Normal and tangential components

[BertsGarage]

Homework Statement

an athlete releases a shot at an angle of 20 degrees and velocity of 16m/s.
What are the velocity and acceleration of the shot in terms of normal and tangential components when it is at the highest point of its trajectory?
What is the instantaneous radius of curvature of the shot's path when it is at the highest point of its trajectory?

Homework Equations

v = v*et = ds/dt*et
a = at*et + an*en
where at = dv/dt and an = v*dtheta/dt = v^2/rho
rho = (1 + (dy/dx)^2)^3/2 / |d^2y/dx^2|

The Attempt at a Solution

I'm having a hard time with understanding how to express the velocity and acceleration in terms of normal and tangential components...Is there even a normal component to velocity?This is what I'm thinking...When the shot reaches the highest point of its trajectory, the normal velocity would be 0m/s and its normal acceleration would be -9.8m/s^2. The tangential acceleration would be 0m/s^2 which would leave only the tangential velocity to be calculated... I calculated vt = vo*et = 16m/s*(cos20+sin20) = 20.5m/s. For the instantaneous rate of curvature rho = v^2/an = 20.5m/s / -9.8m/s^2 = -2.09m, which doesn't make any sense. Any help would be greatly appreciated

 

[kuruman]

This is what I'm thinking...When the shot reaches the highest point of its trajectory, the normal velocity would be 0m/s and its normal acceleration would be -9.8m/s^2. The tangential acceleration would be 0m/s^2 which would leave only the tangential velocity to be calculated...

All of the above is correct.

I calculated vt = vo*et = 16m/s*(cos20+sin20) = 20.5m/s.

Not correct. The tangential velocity at the top of the trajectory is parallel to the ground, i.e. it is the horizontal component of the velocity at the top of the trajectory. How does that compare with the initial horizontal component of the trajectory?

For the instantaneous rate of curvature rho = v^2/an = 20.5m/s / -9.8m/s^2 = -2.09m, which doesn't make any sense. Any help would be greatly appreciated

At the top of the trajectory the instantaneous velocity and acceleration are perpendicular. How are the speed and acceleration related to curvature when this happens?

 

[BertsGarage]

The difference between the initial horizontal velocity and the velocity at the top of the trajectory is the angle the shot is moving. Initially it is tossed at a 20 degree angle but at the top of the trajectory since it is parallel with the ground, the angle is 0? So would the velocity at the top of the trajectory be the same as the initial velocity?
Would the instantaneous rate of curvature be 0 then because the tangential velocity is parallel with the ground?

 

[aim1732]

The part about initial horizontal velocity being equal to velocity at top is correct.
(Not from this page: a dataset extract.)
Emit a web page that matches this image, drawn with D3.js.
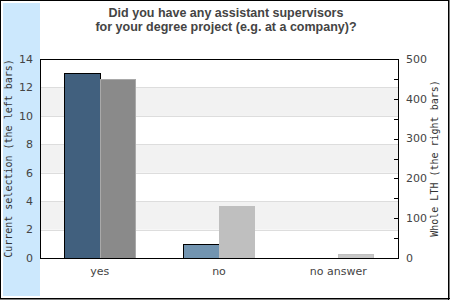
<!DOCTYPE html>
<html>
<head>
<meta charset="utf-8">
<script src="https://cdn.jsdelivr.net/npm/d3@7"></script>
<style>
  body { margin: 0; background: #fff; }
  svg { display: block; }
</style>
</head>
<body>
<svg id="chart" width="450" height="300"></svg>
<script>
// data
const categories = ['yes', 'no', 'no answer']
const currentSelection = [13, 1, 0]      // left bars, left axis
const wholeLTH = [451, 131, 9]           // right bars, right axis
const leftTicks = [0, 2, 4, 6, 8, 10, 12, 14]
const rightTicks = [0, 100, 200, 300, 400, 500]
const rightMinorTicks = [50, 150, 250, 350, 450]
const titleLines = ['Did you have any assistant supervisors', 'for your degree project (e.g. at a company)?']

const svg = d3.select('#chart')
const W = 450, H = 300
const plot = { left: 40, right: 398, top: 59, bottom: 258 }

// outer frame + light blue strip
svg.append('rect').attr('x', 0).attr('y', 0).attr('width', W).attr('height', H).attr('fill', '#fff')
svg.append('rect').attr('x', 3).attr('y', 3).attr('width', 37).attr('height', 293).attr('fill', '#cce8fd')
svg.append('rect').attr('x', 0.5).attr('y', 0.5).attr('width', W - 1.5).attr('height', H - 1.5)
   .attr('fill', 'none').attr('stroke', '#000')
svg.append('line').attr('x1', 448.5).attr('x2', 448.5).attr('y1', 0).attr('y2', H).attr('stroke', '#000')
svg.append('line').attr('x1', 0).attr('x2', W).attr('y1', 298.5).attr('y2', 298.5).attr('stroke', '#000')

const x0 = d3.scaleBand().domain(categories).range([plot.left, plot.right]).padding(0)
const x1 = d3.scaleBand().domain(['cur', 'all']).range([0, x0.bandwidth()]).paddingInner(0).paddingOuter(0.657)
const yL = d3.scaleLinear().domain([0, 14]).range([plot.bottom, plot.top])
const yR = d3.scaleLinear().domain([0, 500]).range([plot.bottom, plot.top])

// alternating bands
const bands = [[2, 4], [6, 8], [10, 12]]
svg.append('g').selectAll('rect').data(bands).join('rect')
   .attr('x', plot.left).attr('width', plot.right - plot.left)
   .attr('y', d => yL(d[1])).attr('height', d => yL(d[0]) - yL(d[1]))
   .attr('fill', '#f2f2f2')
svg.append('g').selectAll('line').data(leftTicks.slice(1, -1)).join('line')
   .attr('x1', plot.left).attr('x2', plot.right)
   .attr('y1', d => Math.round(yL(d)) + 0.5).attr('y2', d => Math.round(yL(d)) + 0.5)
   .attr('stroke', '#dddddd')

// bars
const blue = ['#41607e', '#7294b0', '#7294b0']
const grey = ['#8a8a8a', '#bfbfbf', '#c8c8c8']
const greyStroke = ['#a9a9a9', '#bfbfbf', '#c0c0c0']
const g = svg.append('g')
categories.forEach((c, i) => {
  const v = currentSelection[i]
  if (v > 0) {
    g.append('rect')
     .attr('x', Math.round(x0(c) + x1('cur')) + 0.5)
     .attr('y', Math.round(yL(v)) + 0.5)
     .attr('width', Math.round(x1.bandwidth()))
     .attr('height', Math.round(yL(0)) - Math.round(yL(v)))
     .attr('fill', blue[i]).attr('stroke', '#000')
  }
  const w = wholeLTH[i]
  g.append('rect')
   .attr('x', Math.round(x0(c) + x1('all')) + 0.5)
   .attr('y', Math.round(yR(w)) + 0.5)
   .attr('width', Math.round(x1.bandwidth()) - 1)
   .attr('height', Math.round(yR(0)) - Math.round(yR(w)))
   .attr('fill', grey[i]).attr('stroke', greyStroke[i])
})

// plot frame
svg.append('rect').attr('x', plot.left + 0.5).attr('y', plot.top + 0.5)
   .attr('width', plot.right - plot.left).attr('height', plot.bottom - plot.top)
   .attr('fill', 'none').attr('stroke', '#000')

// left axis labels
svg.append('g').selectAll('text').data(leftTicks).join('text')
   .attr('x', 33).attr('y', d => yL(d)).attr('dy', '0.35em')
   .attr('text-anchor', 'end')
   .attr('font-family', 'DejaVu Sans').attr('font-size', 11).attr('fill', '#444')
   .text(d => d)

// right axis ticks (pointing inward) + labels
svg.append('g').selectAll('line').data(rightTicks.concat(rightMinorTicks)).join('line')
   .attr('x1', plot.right - 4).attr('x2', plot.right + 0.5)
   .attr('y1', d => Math.round(yR(d)) + 0.5).attr('y2', d => Math.round(yR(d)) + 0.5)
   .attr('stroke', '#000')
svg.append('g').selectAll('text').data(rightTicks).join('text')
   .attr('x', 406).attr('y', d => yR(d)).attr('dy', '0.35em')
   .attr('font-family', 'DejaVu Sans').attr('font-size', 11).attr('fill', '#444')
   .text(d => d)

// category labels
svg.append('g').selectAll('text').data(categories).join('text')
   .attr('x', d => x0(d) + x0.bandwidth() / 2).attr('y', 275)
   .attr('text-anchor', 'middle')
   .attr('font-family', 'DejaVu Sans').attr('font-size', 11).attr('fill', '#444')
   .text(d => d)

// axis titles
const midY = (plot.top + plot.bottom) / 2
svg.append('text').attr('transform', `translate(12,${midY}) rotate(-90)`)
   .attr('text-anchor', 'middle')
   .attr('font-family', 'DejaVu Sans Mono').attr('font-size', 10).attr('fill', '#333')
   .text('Current selection (the left bars)')
svg.append('text').attr('transform', `translate(438,${midY}) rotate(-90)`)
   .attr('text-anchor', 'middle')
   .attr('font-family', 'DejaVu Sans Mono').attr('font-size', 10).attr('fill', '#333')
   .text('Whole LTH (the right bars)')

// title
svg.append('g').selectAll('text').data(titleLines).join('text')
   .attr('x', 226).attr('y', (d, i) => 17 + i * 14)
   .attr('text-anchor', 'middle')
   .attr('font-family', 'Liberation Sans, Arial, sans-serif').attr('font-weight', 'bold')
   .attr('font-size', 12.5).attr('fill', '#444')
   .text(d => d)
</script>
</body>
</html>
But for curvature you would have to look at angle b/w velocity vector and acceleration vector. Why think it as being parallel to the ground?

 

[kuruman]

The difference between the initial horizontal velocity and the velocity at the top of the trajectory is the angle the shot is moving. Initially it is tossed at a 20 degree angle but at the top of the trajectory since it is parallel with the ground, the angle is 0? So would the velocity at the top of the trajectory be the same as the initial velocity?

Not really. If the velocity at the top of the trajectory is the same as the initial velocity, then the velocity is not changing which means that the acceleration must be zero which you know is not the case. What is it stays the same at the top of the trajectory?

Would the instantaneous rate of curvature be 0 then because the tangential velocity is parallel with the ground?

No. The parabolic path still has curvature at the apex. If an object moves in a circle instantaneously and has speed v, how is the speed related to the acceleration that points toward the center of the circle? What is the name of the acceleration component that points toward the center of the circle?

 

[aim1732]

The part about HORIZONTAL velocity being unchanged is important.